A modern Copyright Office database should:
- be intuitive and user-friendly, and incorporate the advanced search functions the public has come to expect of today’s search engines. For example, one would expect to be able to use a reverse image search to lookup ownership information for a work of visual art;
- include only the information that is included in the registration form, and should not burden rightsholders by requiring that they submit and maintain additional information or other information that the rightsholder may not know.
- merge registration and recordation data into a single, comprehensive database so that ownership information is searchable in one place;
- be funded by government appropriations and user fees. Since the public is the ultimate beneficiary of the ownership information retained and disseminated by the Office, users should share the burden of funding the database by. Since registration is not mandatory, charging rightsholders larger fees will result in fewer registration and recordation filings and result in less data, not more; and
- provide incentives that encourage rightsholders to keep their information up-to-date without penalizing those who choose not to.

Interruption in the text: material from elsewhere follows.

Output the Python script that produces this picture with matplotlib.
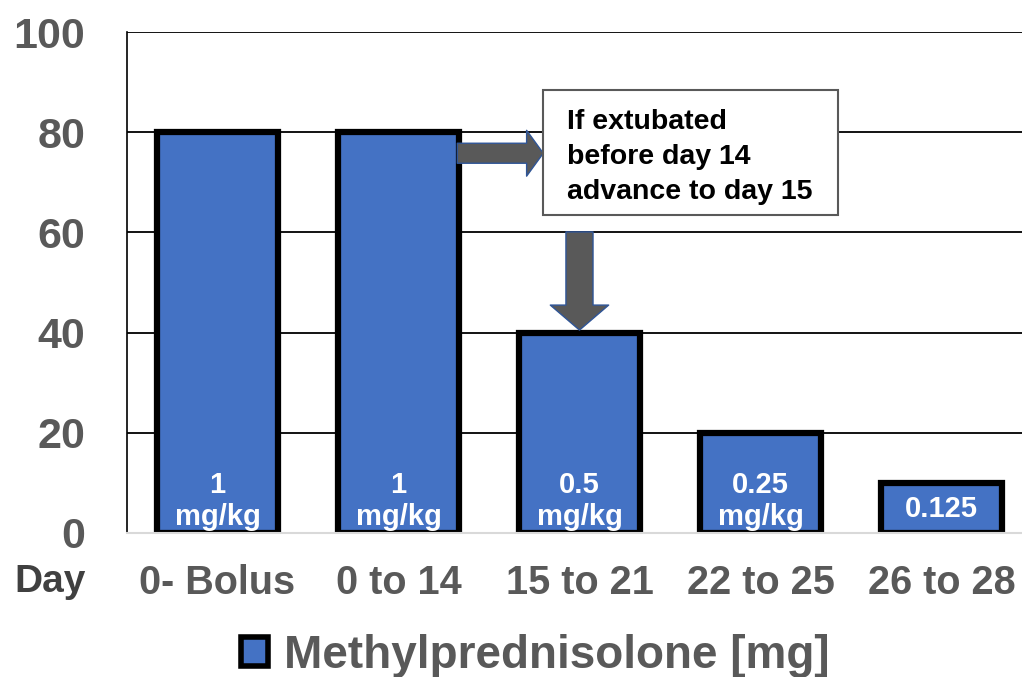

It has been suggested that changes in the law are necessary to ensure that the database is comprehensive and accurate to incentivize copyright owners to register and keep their ownership information up to date. The Copyright Alliance supports the goal of a comprehensive and accurate database, but It makes no sense for policymakers to begin considering whether it is appropriate to make changes to the current registration incentives in the copyright law until the Copyright Office first employs a new IT system and has successfully implemented the new database. Why consider changes in the law until users of the Copyright Office, Congress and the staff of the Office first gain experience understanding how copyright owners, users and others are using the new database, what is and is not working correctly, and whether new incentives to registering and recording are appropriate or necessary? Once the new IT system and database are successfully operational and we have usage data to analyze, that will be the appropriate time to consider whether the law needs to be revised, not now.
The positions taken here may not reflect the views of Copyright Alliance Associate Members.
 Such additional information includes authorized licensors, catalog numbers, etc.
 A songwriter, for example, often does not know the identity of the person who has recorded a song until after its release date. Similarly, photographers often do not know the date of publication of photographs they distribute to customers.